Reviewed by Kana
Who it's for, and whether it holds up.
Er Gen's previous work tends toward protagonists with a certain warmth underneath the cultivation grind. Xu Qing has less of that. He's shaped by a world that reads almost Lovecraftian in its hostility, where corrupted zones and the lingering gaze of something vast and wrong have made survival itself an achievement. The opening chapters establish this atmosphere well, and the survivalist tension is a genuine departure from standard xianxia entry points.
The world-building is the consistent strength. The concept of a world scarred at a metaphysical level, producing corrupted zones that alter reality and force cultivators into a resource-and-survival calculus, gives the setting stakes that feel different from the usual sect-and-tournament structure. Side characters are fleshed out with actual motivations rather than existing purely to reflect the MC's power growth.
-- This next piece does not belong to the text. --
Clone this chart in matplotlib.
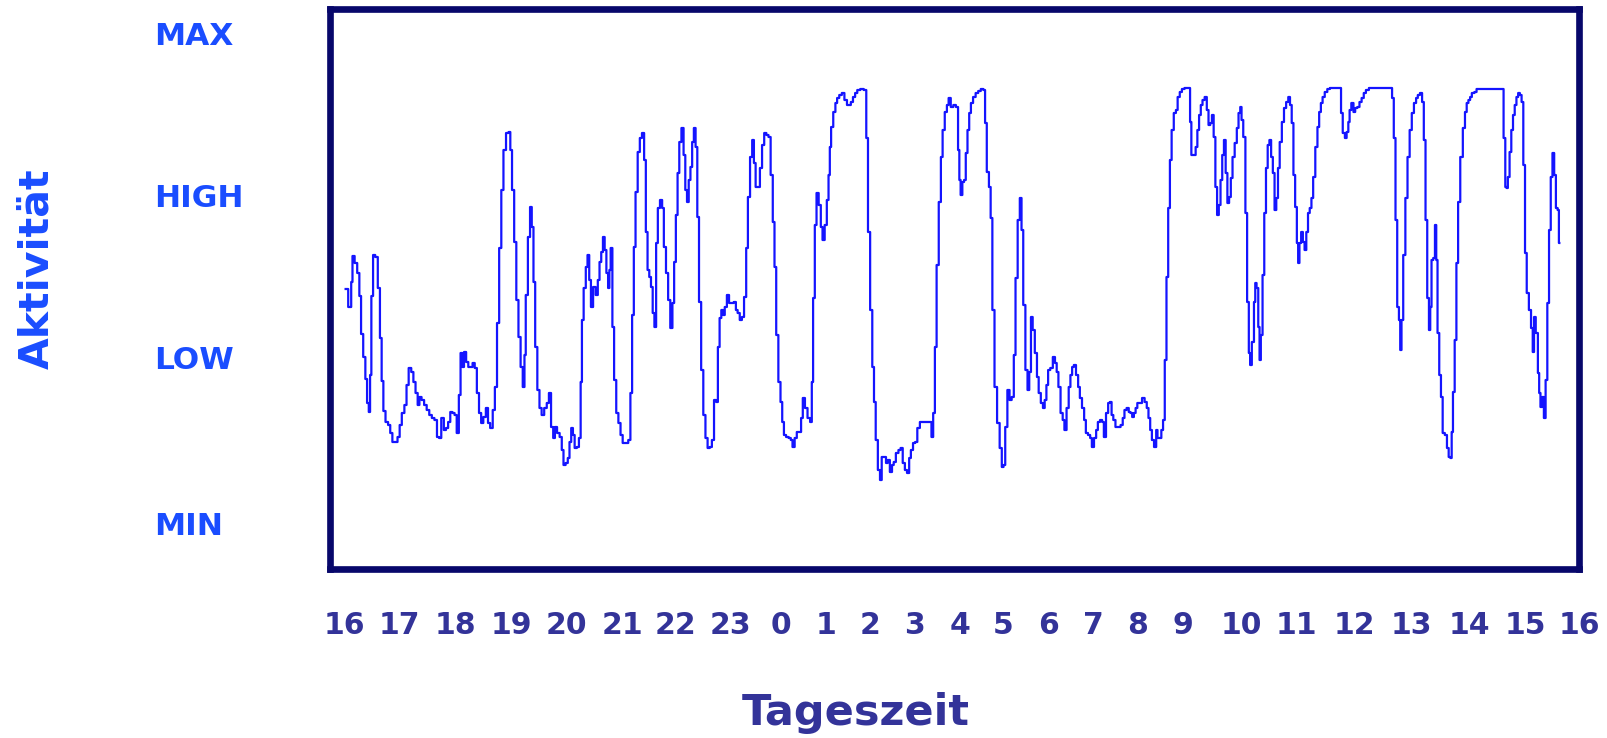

The criticisms are legitimate, though. Power escalation, always a genre challenge, here feels abrupt enough at points that the early struggles lose retroactive weight. Xu Qing's cold demeanor is consistent with the world that made him, but readers who want the playful wit of Er Gen's earlier MCs will find less to enjoy. The sect politics and arrogant-young-master dynamics that intrude are standard-issue enough to briefly flatten what had been a more distinctive story.
At 4.0, this is a solid but uneven entry in Er Gen's catalog. It's better than the genre average, particularly in world construction and supporting characters. Readers who want the darker, more atmospheric end of xianxia will find more to like here than those hoping for a Renegade Immortal repeat.